+++ SUPPLIED INFORMATION

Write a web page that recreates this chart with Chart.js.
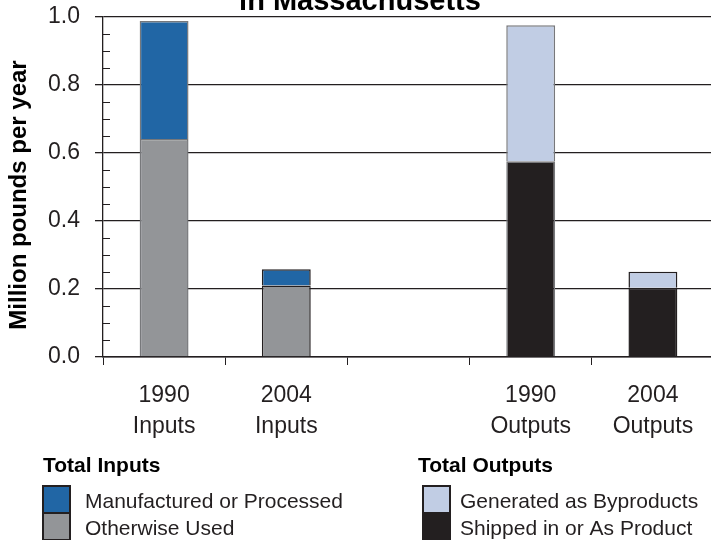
<!DOCTYPE html>
<html>
<head>
<meta charset="utf-8">
<script src="https://cdn.jsdelivr.net/npm/chart.js@4.4.1/dist/chart.umd.min.js"></script>
<style>
  html, body { margin: 0; padding: 0; background: #fff; overflow: hidden; }
  #wrap { position: absolute; left: 0; top: 0; width: 716px; height: 540px; }
</style>
</head>
<body>
<div id="wrap"><canvas id="grafico" width="716" height="540"></canvas></div>
<script>
// dados
const categorias = [['1990', 'Inputs'], ['2004', 'Inputs'], '', ['1990', 'Outputs'], ['2004', 'Outputs']];
const otherwiseUsed = [0.641, 0.210, null, null, null];
const manufactured = [0.347, 0.048, null, null, null];
const shippedIn = [null, null, null, 0.576, 0.204];
const byproducts = [null, null, null, 0.400, 0.047];
const yTicks = [0, 0.2, 0.4, 0.6, 0.8, 1.0];
const yMinorTicks = [0.05, 0.1, 0.15, 0.25, 0.3, 0.35, 0.45, 0.5, 0.55, 0.65, 0.7, 0.75, 0.85, 0.9, 0.95];

const manufacturedLabel = 'Manufactured or Processed';
const otherwiseLabel = 'Otherwise Used';
const byproductsLabel = 'Generated as Byproducts';
const shippedLabel = 'Shipped in or As Product';

const TINTA = '#231f20';
const CORES = { azul: '#2166a5', cinza: '#939598', claro: '#c1cde4', preto: '#231f20' };
const BORDAS = ['#77787b', TINTA, TINTA, '#77787b', TINTA];
const FONTE = '"Liberation Sans", Arial, sans-serif';

// titulo + titulo do eixo + legenda + ticks menores
const extras = {
    id: 'extras',
    afterDraw(chart) {
        const ctx = chart.ctx;
        const y = chart.scales.y;
        ctx.save();

        // ticks menores para dentro do eixo
        ctx.strokeStyle = TINTA;
        ctx.lineWidth = 1;
        yMinorTicks.forEach(v => {
            const p = Math.round(y.getPixelForValue(v)) + 0.5;
            ctx.beginPath(); ctx.moveTo(y.right, p); ctx.lineTo(y.right + 7, p); ctx.stroke();
        });

        // titulo (primeira linha fica fora da imagem)
        ctx.fillStyle = '#000';
        ctx.font = 'bold 29px ' + FONTE;
        ctx.textAlign = 'center';
        ctx.textBaseline = 'alphabetic';
        ctx.fillText('in Massachusetts', 360, 10);

        // titulo do eixo Y
        ctx.save();
        ctx.translate(19, 195);
        ctx.rotate(-Math.PI / 2);
        ctx.font = 'bold 24px ' + FONTE;
        ctx.textBaseline = 'middle';
        ctx.fillText('Million pounds per year', 0, 0);
        ctx.restore();

        // legenda em dois grupos
        const grupos = [
            { x: 43, bx: 43, titulo: 'Total Inputs', itens: [[manufacturedLabel, CORES.azul], [otherwiseLabel, CORES.cinza]] },
            { x: 418, bx: 423, titulo: 'Total Outputs', itens: [[byproductsLabel, CORES.claro], [shippedLabel, CORES.preto]] }
        ];
        grupos.forEach(g => {
            ctx.textAlign = 'left';
            ctx.fillStyle = '#000';
            ctx.font = 'bold 21px ' + FONTE;
            ctx.fillText(g.titulo, g.x, 472);
            g.itens.forEach((it, i) => {
                const by = 486 + i * 27;
                ctx.fillStyle = it[1];
                ctx.fillRect(g.bx, by, 27, 27);
                ctx.strokeStyle = TINTA;
                ctx.lineWidth = 2;
                ctx.strokeRect(g.bx, by, 27, 27);
                ctx.fillStyle = TINTA;
                ctx.font = '21px ' + FONTE;
                ctx.fillText(it[0], g.x + 42, 508 + i * 27);
            });
        });
        ctx.restore();
    }
};

new Chart(document.getElementById('grafico'), {
    type: 'bar',
    data: {
        labels: categorias,
        datasets: [
            { label: otherwiseLabel, data: otherwiseUsed, backgroundColor: CORES.cinza, borderColor: BORDAS, borderWidth: 1.5 },
            { label: manufacturedLabel, data: manufactured, backgroundColor: CORES.azul, borderColor: BORDAS, borderWidth: 1.5 },
            { label: shippedLabel, data: shippedIn, backgroundColor: CORES.preto, borderColor: BORDAS, borderWidth: 1.5 },
            { label: byproductsLabel, data: byproducts, backgroundColor: CORES.claro, borderColor: BORDAS, borderWidth: 1.5 }
        ]
    },
    options: {
        responsive: false,
        animation: false,
        devicePixelRatio: 1,
        layout: { padding: { top: 17, right: 2, bottom: 93, left: 0 } },
        datasets: { bar: { categoryPercentage: 1, barPercentage: 0.4 } },
        plugins: { legend: { display: false }, tooltip: { enabled: false } },
        scales: {
            x: {
                stacked: true,
                afterFit: s => { s.height = 90; },
                grid: { display: true, drawOnChartArea: false, drawTicks: true, tickLength: 8, offset: true, color: TINTA, lineWidth: 1 },
                border: { display: true, color: TINTA, width: 1.5 },
                ticks: { color: TINTA, padding: 15, font: { family: FONTE, size: 23, lineHeight: 1.35 } }
            },
            y: {
                stacked: true,
                min: 0,
                max: 1,
                afterFit: s => { s.width = 103; s.paddingTop = 0; s.paddingBottom = 0; },
                afterBuildTicks: s => { s.ticks = yTicks.map(v => ({ value: v })); },
                grid: { color: TINTA, lineWidth: 1.3, tickLength: 8 },
                border: { display: true, color: TINTA, width: 1.3 },
                ticks: {
                    color: TINTA, padding: 15,
                    font: { family: FONTE, size: 23 },
                    callback: v => v.toFixed(1)
                },
                title: { display: false }
            }
        }
    },
    plugins: [extras]
});
</script>
</body>
</html>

++++++

TASK
From the first line of the listing above, repeat every line through the one holding "0.85, 0.9, 0.95];". Both ends count, and pictures stay out.

CORRECT RESULT
Write a web page that recreates this chart with Chart.js.
<!DOCTYPE html>
<html>
<head>
<meta charset="utf-8">
<script src="https://cdn.jsdelivr.net/npm/chart.js@4.4.1/dist/chart.umd.min.js"></script>
<style>
  html, body { margin: 0; padding: 0; background: #fff; overflow: hidden; }
  #wrap { position: absolute; left: 0; top: 0; width: 716px; height: 540px; }
</style>
</head>
<body>
<div id="wrap"><canvas id="grafico" width="716" height="540"></canvas></div>
<script>
// dados
const categorias = [['1990', 'Inputs'], ['2004', 'Inputs'], '', ['1990', 'Outputs'], ['2004', 'Outputs']];
const otherwiseUsed = [0.641, 0.210, null, null, null];
const manufactured = [0.347, 0.048, null, null, null];
const shippedIn = [null, null, null, 0.576, 0.204];
const byproducts = [null, null, null, 0.400, 0.047];
const yTicks = [0, 0.2, 0.4, 0.6, 0.8, 1.0];
const yMinorTicks = [0.05, 0.1, 0.15, 0.25, 0.3, 0.35, 0.45, 0.5, 0.55, 0.65, 0.7, 0.75, 0.85, 0.9, 0.95];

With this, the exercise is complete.